Pfizer Inc. (PFE): Safe And Steady Dividends

Dividend Growth Analysis

Our Growth Score answers the question, “How fast is the dividend likely to grow?” It considers many of the same fundamental factors as the Safety Score but places more weight on growth-centric metrics like sales and earnings growth and payout ratios. Scores of 50 are average, 75 or higher is very good, and 25 or lower is considered weak.

Pfizer’s Dividend Growth Score is 52, which indicates that Pfizer has about average dividend growth potential.

While not a dividend aristocrat, long-term investors have been handsomely rewarded from holding Pfizer stock even despite the 2009 cut.

The dividend has increased at nearly a 10% CAGR over the last 20 years and a 4% CAGR over the last 10 years, which still easily outpaces inflation.

Pfizer PFE Dividend

Source: Simply Safe Dividends

Unlike some other global pharmaceutical executives such as Eli Lilly and Co (NYSE:LLY) (see our analysis of Lilly here) Pfizer’s management team doesn’t talk about their expectations for dividend increases. However, they still do have a focus on making sure they have an appropriate capital return strategy that includes dividends.

Ian Read, Pfizer’s Chairman and CEO, discussed his view on the second quarter earnings call on managing the company’s cash flows in the event they chose to split up the company (which they elected not to do):

“And clearly if you’re in two distinct divisions, you don’t have the same opportunities of deployment of cash, if you’re in two companies as you do if you’re one. You have less choices as to in which areas you put it. When you’re one company, you can take those cash flows, return them to shareholders, continue to invest in the area of business, pay your dividend, or do business development in the essential business.”

Source: Seeking Alpha

So while the management team doesn’t openly discuss their expectations for dividend increases, the dividend is top of mind when thinking about allocating the company’s cash flow.

Given the variety of factors impacting the business, it is very difficult to forecast an accurate dividend growth rate on a go forward basis. With that said, we can look at a few areas to give us a better idea of what a ballpark growth rate could look like.

If the recent past is any indicator, then investors can expect the dividend to grow in the high single digits, similar to the past three years of growth.

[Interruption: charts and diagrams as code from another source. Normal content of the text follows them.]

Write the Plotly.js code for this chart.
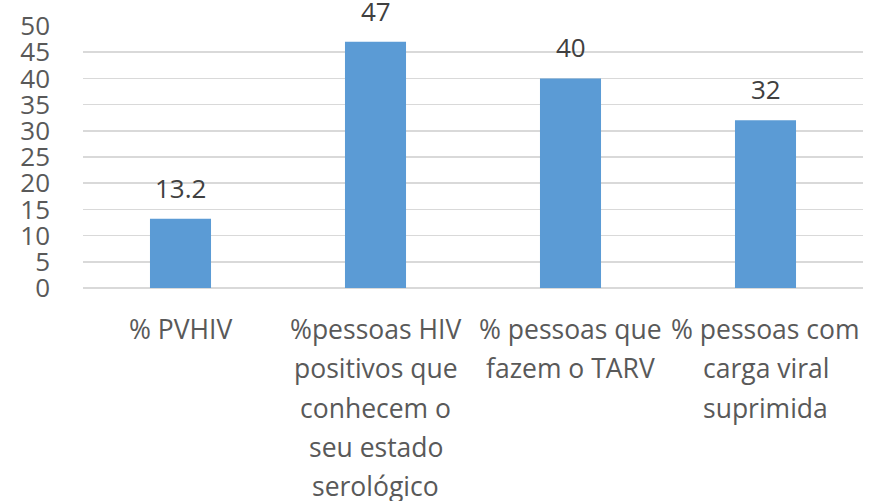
<!DOCTYPE html>
<html>
<head>
<meta charset="utf-8">
<script src="https://cdn.plot.ly/plotly-3.0.1.min.js"></script>
<style>html,body{margin:0;padding:0;background:#fff;}#chart{width:889px;height:501px;}</style>
</head>
<body>
<div id="chart"></div>
<script>
var categories = ["% PVHIV", "%pessoas HIV positivos que conhecem o seu estado serológico", "% pessoas que fazem o TARV", "% pessoas com carga viral suprimida"];
var categoryLines = [
  ["% PVHIV"],
  ["%pessoas HIV", "positivos que", "conhecem o", "seu estado", "serológico"],
  ["% pessoas que", "fazem o TARV"],
  ["% pessoas com", "carga viral", "suprimida"]
];
var values = [13.2, 47, 40, 32];
var valueLabels = ["13.2", "47", "40", "32"];
var yTicks = [0, 5, 10, 15, 20, 25, 30, 35, 40, 45, 50];

var FONT = "Open Sans, Noto Sans, sans-serif";
var annotations = [];
values.forEach(function (v, i) {
  annotations.push({
    x: categories[i], y: v, xref: "x", yref: "y",
    text: valueLabels[i], showarrow: false,
    yanchor: "bottom", yshift: 11,
    font: {family: FONT, size: 26, color: "#404040"}
  });
});
categoryLines.forEach(function (lines, i) {
  lines.forEach(function (ln, j) {
    annotations.push({
      x: categories[i], y: 0, xref: "x", yref: "paper",
      text: ln, showarrow: false,
      yanchor: "middle", yshift: -(41 + 39.3 * j),
      font: {family: FONT, size: 26.5, color: "#595959"}
    });
  });
});

Plotly.newPlot("chart", [{
  type: "bar",
  x: categories,
  y: values,
  marker: {color: "#5B9BD5"},
  hoverinfo: "none"
}], {
  width: 889, height: 501,
  margin: {l: 83, r: 26, t: 26, b: 213, pad: 0},
  paper_bgcolor: "#fff", plot_bgcolor: "#fff",
  bargap: 0.687,
  showlegend: false,
  xaxis: {showticklabels: false, showgrid: false, zeroline: false, showline: false, ticks: ""},
  yaxis: {
    range: [0, 50], tickvals: yTicks, ticktext: yTicks.map(String),
    showgrid: true, gridcolor: "#D9D9D9", gridwidth: 1.5,
    zeroline: true, zerolinecolor: "#D9D9D9", zerolinewidth: 1.5,
    showline: false, ticks: "", ticklabelstandoff: 32,
    tickfont: {family: FONT, size: 26, color: "#595959"}
  },
  annotations: annotations
}, {staticPlot: true});
</script>
</body>
</html>
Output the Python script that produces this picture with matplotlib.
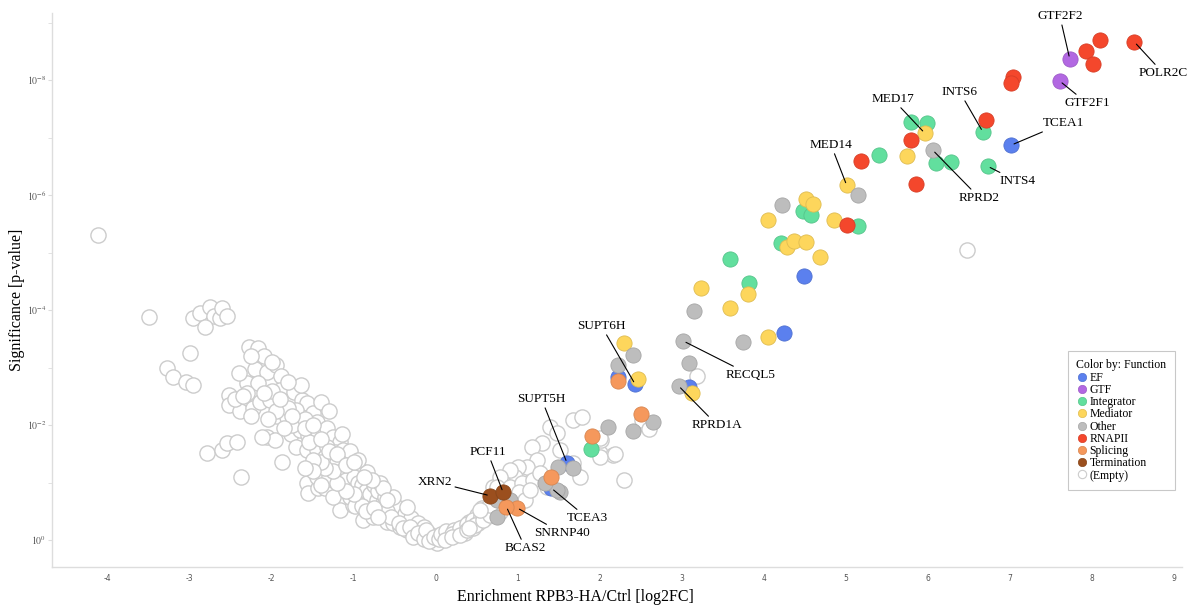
import numpy as np
import matplotlib.pyplot as plt
from matplotlib.lines import Line2D
from matplotlib.colors import to_rgb

plt.rcParams['font.family'] = ['Liberation Serif', 'DejaVu Serif']
plt.rcParams['mathtext.fontset'] = 'stix'

# enrichment (log2FC) and -log10(p) per functional group
ef_x = [7.02, 4.49, 4.24, 2.22, 2.43, 3.09, 1.60, 1.41]
ef_y = [6.87, 4.59, 3.60, 2.83, 2.71, 2.66, 1.34, 0.90]

gtf_x = [7.73, 7.61]
gtf_y = [8.37, 7.98]

integrator_x = [6.67, 6.73, 5.80, 5.99, 5.40, 6.10, 6.28, 4.48, 4.57, 5.15, 4.21, 3.59, 3.82, 1.89]
integrator_y = [7.10, 6.50, 7.27, 7.25, 6.70, 6.56, 6.57, 5.72, 5.65, 5.46, 5.16, 4.89, 4.47, 1.58]

mediator_x = [5.96, 5.74, 5.01, 4.52, 4.60, 4.05, 4.85, 4.28, 4.37, 4.51, 4.69, 3.81, 3.23, 3.59,
              4.05, 2.30, 2.46, 3.12]
mediator_y = [7.08, 6.68, 6.17, 5.93, 5.84, 5.57, 5.57, 5.10, 5.20, 5.18, 4.92, 4.28, 4.38, 4.03,
              3.53, 3.43, 2.80, 2.56]

other_x = [6.06, 5.15, 4.22, 3.15, 3.74, 3.02, 2.40, 2.22, 3.09, 2.96, 2.65, 2.40, 2.10, 1.49,
           1.67, 1.37, 1.51, 0.74, 0.74, 0.90, 1.48, 1.33]
other_y = [6.78, 6.00, 5.83, 3.98, 3.44, 3.46, 3.22, 3.04, 3.08, 2.68, 2.05, 1.90, 1.97, 1.27,
           1.25, 1.01, 0.83, 0.40, 0.70, 0.70, 0.87, 0.99]

rnapii_x = [8.52, 8.10, 7.93, 8.01, 7.04, 7.02, 6.71, 5.80, 5.18, 5.85, 5.01]
rnapii_y = [8.66, 8.70, 8.50, 8.28, 8.05, 7.95, 7.30, 6.96, 6.59, 6.19, 5.48]

splicing_x = [2.22, 2.50, 1.91, 1.41, 0.99, 0.86]
splicing_y = [2.77, 2.19, 1.81, 1.10, 0.56, 0.58]

termination_x = [0.66, 0.82]
termination_y = [0.77, 0.83]

empty_x = [-4.12, -3.50, -3.00, -3.28, -3.21, -3.05, -2.96, -2.96, -2.88, -2.76, -2.70, -2.63,
           -2.61, -2.55, -2.82, -2.28, -2.17, -2.15, -2.20, -2.06, -1.95, -1.89, -2.30, -2.17,
           -2.52, -2.52, -2.39, -2.23, -2.15, -2.02, -1.90, -1.73, -1.63, -1.57, -1.94, -1.82,
           -1.70, -1.50, -1.45, -2.06, -1.96, -1.77, -1.66, -1.56, -1.45, -1.33, -1.26, -1.17,
           -1.88, -1.70, -1.57, -1.45, -1.33, -1.23, -1.13, -1.09, -1.01, -0.93, -0.84, -1.57,
           -1.56, -1.44, -1.35, -1.26, -1.17, -1.05, -0.96, -0.89, -1.17, -1.01, -0.89, -0.80,
           -0.77, -0.68, -0.60, -0.52, -0.44, -0.35, -0.28, -0.20, -0.11, -0.04, 0.01, 0.09,
           0.17, 0.26, 0.33, 0.41, 0.50, 0.56, 0.70, -2.79, -2.61, -2.55, -2.43, -2.37, -2.12,
           -1.80, -1.75, -1.60, -1.55, -1.40, -1.35, -1.30, -1.20, -1.15, -1.10, -1.00, -0.95,
           -0.90, -0.85, -0.80, -0.75, -0.72, -0.70, -0.65, -0.62, -0.58, -0.55, -0.50, -0.48,
           -0.45, -0.40, -0.38, -0.33, -0.30, -0.25, -0.22, -0.18, -0.15, -0.10, -0.06, -1.45,
           -1.30, -1.25, -1.05, -0.98, -1.40, -1.30, -1.65, -1.80, -2.00, -2.30, -2.40, -2.45,
           -1.95, -2.05, -1.15, -1.05, -0.95, -0.68, -0.52, -0.35,
           -0.60, -0.55, -0.45, -0.40, -0.32, -0.28, -0.22, -0.15, -0.12, -0.08, -0.02, 0.04,
           0.06, 0.14, 0.12, 0.22, 0.20, 0.30, 0.35, 0.38, 0.45, 0.45, 0.52, 0.55, 0.60, 0.62,
           0.70, 0.72, 0.80, 0.85, 0.95, 1.00, 1.10, 1.20,
           -0.90, -0.85, -0.75, -0.70, -0.65, -0.60, -0.78, -0.88, -1.00, -1.10, -1.20, -1.25,
           -1.35, -1.40, -1.50, -1.30, -1.20, -1.10, -1.00, -1.40, -1.50, -1.60,
           -1.60, -1.50, -1.75, -1.85, -1.90, -2.10, -2.25, -2.35, -2.10, -2.00, -2.25,
           1.39, 1.67, 1.78, 1.48, 1.30, 1.51, 1.17, 1.23, 1.11, 1.00, 0.96, 0.90, 0.82, 0.78,
           0.74, 0.90, 1.05, 1.18, 1.27, 1.35, 1.67, 1.76, 2.00, 2.16, 2.30, 2.02, 2.00, 2.52,
           2.60, 2.00, 2.18, 3.18, 6.48, 0.11, 0.20, 0.29, 0.38, 0.48, 0.57, 0.66, 0.78, 0.87,
           0.96, 1.02, 0.66, 0.54, 1.09, 1.15, 0.41]
empty_y = [5.30, 3.88, 3.25, 2.99, 2.83, 2.75, 2.70, 3.86, 3.95, 4.05, 3.90, 3.86,
           4.03, 3.90, 3.70, 3.36, 3.34, 3.13, 2.97, 2.92, 3.04, 2.85, 2.73, 2.73,
           2.52, 2.35, 2.24, 2.30, 2.40, 2.43, 2.61, 2.57, 2.43, 2.38, 2.16, 2.14,
           2.26, 2.21, 2.05, 1.79, 1.74, 1.84, 1.91, 1.83, 1.91, 1.95, 1.79, 1.70,
           1.36, 1.62, 1.57, 1.57, 1.62, 1.53, 1.57, 1.43, 1.27, 1.22, 1.18, 0.99,
           0.82, 0.90, 0.90, 1.04, 0.92, 0.99, 0.87, 0.75, 0.52, 0.61, 0.35, 0.52,
           0.40, 0.47, 0.31, 0.30, 0.23, 0.17, 0.12, 0.09, 0.03, 0.00, -0.05, 0.05,
           0.12, 0.14, 0.23, 0.31, 0.43, 0.56, 0.92, 1.51, 1.57, 1.69, 1.70, 1.10, 1.79,
           2.30, 2.00, 2.10, 1.70, 1.75, 1.45, 1.30, 1.35, 1.20, 1.05, 1.10, 1.00,
           0.95, 0.85, 0.80, 0.95, 0.70, 0.85, 0.65, 0.75, 0.55, 0.65, 0.50, 0.40,
           0.55, 0.35, 0.45, 0.30, 0.38, 0.22, 0.30, 0.15, 0.22, 0.12, 0.08, 1.10,
           1.10, 0.75, 0.75, 0.60, 2.40, 2.25, 2.70, 2.75, 2.60, 2.55, 2.90, 2.45,
           2.25, 2.10, 1.85, 1.55, 1.40, 0.99, 0.75, 0.57,
           0.50, 0.40, 0.30, 0.20, 0.22, 0.05, 0.12, 0.02, 0.18, -0.02, 0.05, 0.02,
           0.10, 0.06, 0.15, 0.18, 0.10, 0.20, 0.12, 0.28, 0.35, 0.20, 0.30, 0.42, 0.38, 0.55,
           0.50, 0.62, 0.70, 0.80, 0.85, 0.95, 1.05, 1.15,
           0.60, 0.50, 0.55, 0.40, 0.90, 0.70, 1.05, 1.10, 0.80, 0.85, 1.00, 1.20,
           1.25, 1.35, 1.40, 1.55, 1.50, 1.30, 1.35, 0.95, 1.20, 1.25,
           1.95, 2.00, 2.15, 1.95, 2.45, 2.55, 2.15, 2.50, 3.20, 3.10, 3.20,
           1.97, 2.09, 2.14, 1.86, 1.69, 1.57, 1.62, 1.39, 1.27, 1.27, 1.10, 1.22, 0.99, 1.10,
           0.92, 0.92, 0.99, 1.04, 1.17, 0.92, 1.34, 1.10, 1.51, 1.48, 1.04, 1.74, 1.77, 2.09,
           1.93, 1.44, 1.50, 2.85, 5.04, 0.00, 0.05, 0.09, 0.17, 0.26, 0.35, 0.43, 0.49, 0.61,
           0.73, 0.83, 0.61, 0.52, 0.70, 0.87, 0.21]

groups = [
    ("EF", ef_x, ef_y, "#5b80ee"),
    ("GTF", gtf_x, gtf_y, "#b268e2"),
    ("Integrator", integrator_x, integrator_y, "#62df9e"),
    ("Mediator", mediator_x, mediator_y, "#fdd65c"),
    ("Other", other_x, other_y, "#bdbdbd"),
    ("RNAPII", rnapii_x, rnapii_y, "#f4472c"),
    ("Splicing", splicing_x, splicing_y, "#f5985c"),
    ("Termination", termination_x, termination_y, "#9b4f1e"),
]

# gene name -> (point, label position)
labels = {
    "GTF2F2": ((7.73, 8.37), (7.61, 9.11)),
    "POLR2C": ((8.52, 8.66), (8.87, 8.12)),
    "GTF2F1": ((7.61, 7.98), (7.94, 7.60)),
    "TCEA1": ((7.02, 6.87), (7.65, 7.25)),
    "INTS6": ((6.67, 7.10), (6.39, 7.79)),
    "MED17": ((5.96, 7.08), (5.57, 7.67)),
    "MED14": ((5.01, 6.17), (4.82, 6.87)),
    "RPRD2": ((6.06, 6.78), (6.63, 5.95)),
    "INTS4": ((6.73, 6.50), (7.09, 6.24)),
    "SUPT6H": ((2.43, 2.71), (2.02, 3.72)),
    "RECQL5": ((3.02, 3.46), (3.84, 2.87)),
    "RPRD1A": ((2.96, 2.68), (3.43, 2.00)),
    "SUPT5H": ((1.60, 1.34), (1.29, 2.45)),
    "PCF11": ((0.82, 0.83), (0.63, 1.53)),
    "XRN2": ((0.66, 0.77), (-0.01, 1.01)),
    "TCEA3": ((1.41, 0.90), (1.85, 0.38)),
    "SNRNP40": ((0.99, 0.56), (1.54, 0.12)),
    "BCAS2": ((0.86, 0.58), (1.09, -0.14)),
}

fig = plt.figure(figsize=(11.94, 6.08), dpi=100)
ax = fig.add_axes([0.0436, 0.0674, 0.9464, 0.9116])

ms = 120
ax.scatter(empty_x, empty_y, s=ms, facecolor="white", edgecolor="#cccccc", linewidth=1.0, zorder=2)
for name, gx, gy, col in groups:
    edge = tuple(c * 0.88 for c in to_rgb(col))
    ax.scatter(gx, gy, s=ms, color=col, edgecolor=edge, linewidth=0.6, zorder=3)

for gene, (pt, txt) in labels.items():
    ax.annotate(gene, xy=pt, xytext=txt, fontsize=9.5, ha="center", va="center", zorder=4,
                arrowprops=dict(arrowstyle="-", color="black", lw=0.8, shrinkA=0, shrinkB=2))

ax.set_xlim(-4.68, 9.10)
ax.set_ylim(-0.47, 9.17)

ax.set_xticks(range(-4, 10))
ax.set_xticklabels([str(v) for v in range(-4, 10)], fontsize=5.5, color="#555555", family="DejaVu Sans")
ax.set_yticks([0, 2, 4, 6, 8])
ax.set_yticklabels(["$10^{%d}$" % (-v) if v else "$10^{0}$" for v in [0, 2, 4, 6, 8]],
                   fontsize=7, color="#555555")
ax.set_yticks([1, 3, 5, 7, 9], minor=True)
ax.tick_params(axis="x", length=0, pad=5)
ax.tick_params(axis="y", which="both", length=3, color="#dddddd", pad=1)

for s in ["top", "right"]:
    ax.spines[s].set_visible(False)
for s in ["left", "bottom"]:
    ax.spines[s].set_color("#dddddd")
    ax.spines[s].set_linewidth(1.0)

ax.set_xlabel("Enrichment RPB3-HA/Ctrl [log2FC]", fontsize=11.5)
ax.xaxis.set_label_coords(0.463, -0.040)
ax.set_ylabel("Significance [p-value]", fontsize=11.5)
ax.yaxis.set_label_coords(-0.024, 0.483)

handles = [Line2D([], [], marker="o", linestyle="", markersize=6, markerfacecolor=c,
                  markeredgecolor=tuple(v * 0.88 for v in to_rgb(c)), markeredgewidth=0.5)
           for _, _, _, c in groups]
handles.append(Line2D([], [], marker="o", linestyle="", markersize=6, markerfacecolor="white",
                      markeredgecolor="#cccccc", markeredgewidth=0.8))
names = [g[0] for g in groups] + ["(Empty)"]
leg = ax.legend(handles, names, title="Color by: Function", loc="upper left",
                bbox_to_anchor=(0.894, 0.40), fontsize=8.5, title_fontsize=8.5,
                frameon=True, fancybox=False, handletextpad=0.1, handlelength=1.0,
                labelspacing=0.02, borderpad=0.7, alignment="left")
leg.get_frame().set_edgecolor("#bbbbbb")
leg.get_frame().set_linewidth(0.8)

fig.savefig("out.png", dpi=100)
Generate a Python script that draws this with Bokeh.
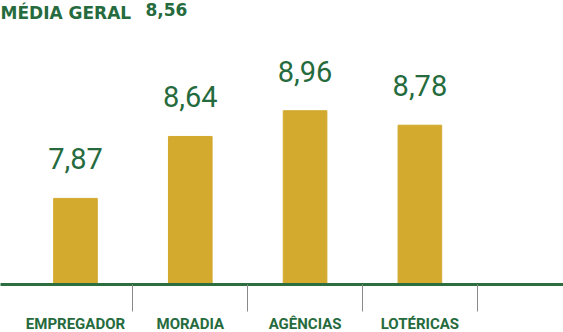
import numpy as np
from bokeh.plotting import figure
from bokeh.core.properties import value
from bokeh.models import ColumnDataSource, Range1d, FixedTicker, Label, LabelSet
from bokeh.embed import file_html
from bokeh.resources import INLINE

categories = ["EMPREGADOR", "MORADIA", "AGÊNCIAS", "LOTÉRICAS"]
values = [7.87, 8.64, 8.96, 8.78]
value_labels = ["7,87", "8,64", "8,96", "8,78"]
title_text = "MÉDIA GERAL"
title_value = "8,56"

GREEN = "#256b3d"
GOLD = "#d3aa2e"

centers = np.arange(len(categories)) + 0.5
separators = list(np.arange(1, len(categories) + 2))

src = ColumnDataSource(dict(x=centers, top=values, lab=value_labels))

p = figure(frame_width=563, frame_height=284, output_backend="svg", toolbar_location=None,
           x_range=Range1d(-0.153, 4.751), y_range=Range1d(6.8, 10.33),
           min_border_left=0, min_border_right=0, min_border_top=0, min_border_bottom=0)
p.outline_line_color = None
p.background_fill_color = "white"
p.border_fill_color = "white"
p.xgrid.visible = False
p.ygrid.visible = False
p.yaxis.visible = False

p.vbar(x="x", top="top", bottom=6.8, width=0.38, color=GOLD, source=src)

labels = LabelSet(x="x", y="top", text="lab", source=src, text_align="center",
                  text_baseline="alphabetic", y_offset=29, text_color=GREEN,
                  text_font=value("Roboto"), text_font_size="29px")
p.add_layout(labels)

ax = p.xaxis[0]
ax.ticker = FixedTicker(ticks=list(centers), minor_ticks=separators)
ax.major_label_overrides = {float(c): n for c, n in zip(centers, categories)}
ax.axis_line_color = "#2c6e3f"
ax.axis_line_width = 3
ax.major_tick_out = 0
ax.major_tick_in = 0
ax.minor_tick_in = 0
ax.minor_tick_out = 27
ax.minor_tick_line_color = "#8a8a8a"
ax.minor_tick_line_width = 1
ax.major_label_standoff = 3
ax.major_label_text_font = "Roboto"
ax.major_label_text_font_style = "bold"
ax.major_label_text_font_size = "15px"
ax.major_label_text_color = GREEN

t1 = Label(x=p.x_range.start, y=p.y_range.end, text=title_text, text_baseline="top",
           x_offset=0, y_offset=-2, text_color=GREEN, text_font="DejaVu Sans",
           text_font_style="bold", text_font_size="17px")
t2 = Label(x=p.x_range.start, y=p.y_range.end, text=title_value, text_baseline="top",
           x_offset=145, y_offset=-2, text_color=GREEN, text_font="DejaVu Sans",
           text_font_style="bold", text_font_size="17px")
p.add_layout(t1)
p.add_layout(t2)

open("out.html", "w").write(file_html(p, INLINE))
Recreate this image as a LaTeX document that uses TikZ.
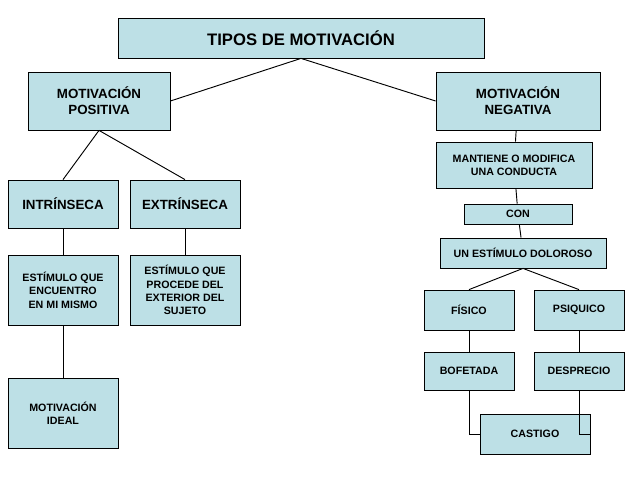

Furthermore, current consensus EPS forecasts project annual earnings growth of 7-8% over the next couple of years (not including the Medivation acquisition). If Pfizer maintains the current payout ratio in line with the peers, then it seems reasonable to expect the dividend to grow in proportion to the EPS growth.

Considering all of these factors, over the next few year investors should expect the dividend to outpace inflation at a minimum with additional upside if key therapeutics in the pipeline prove to be successful.

 

Valuation

Pfizer Inc. (NYSE:PFE) currently trades at around 13.4x 2016 earnings estimates and offers a 3.6% dividend yield, which is slightly higher than the stock’s five-year average dividend yield of 3.4%.

The business is very stable given the recession-resistant nature of Pfizer’s end markets. However, the business has two main risks associated with it.

The first risk is that they can’t internally develop enough new drugs to offset the recent and upcoming patent expirations in their current portfolio.

Secondly, they have made a number of acquisitions at large premiums to try to replenish the pipeline. If the drugs they acquire in these acquisitions are not a success, then they will have impaired a significant amount of capital while not doing anything to improve the business. We think this is a low probability event and, in all likelihood, the business should be able to perform well.

Given the reasonable P/E ratio and anticipated growth, Pfizer investors could be poised to generate a high-single digit to low-double digit annual total return.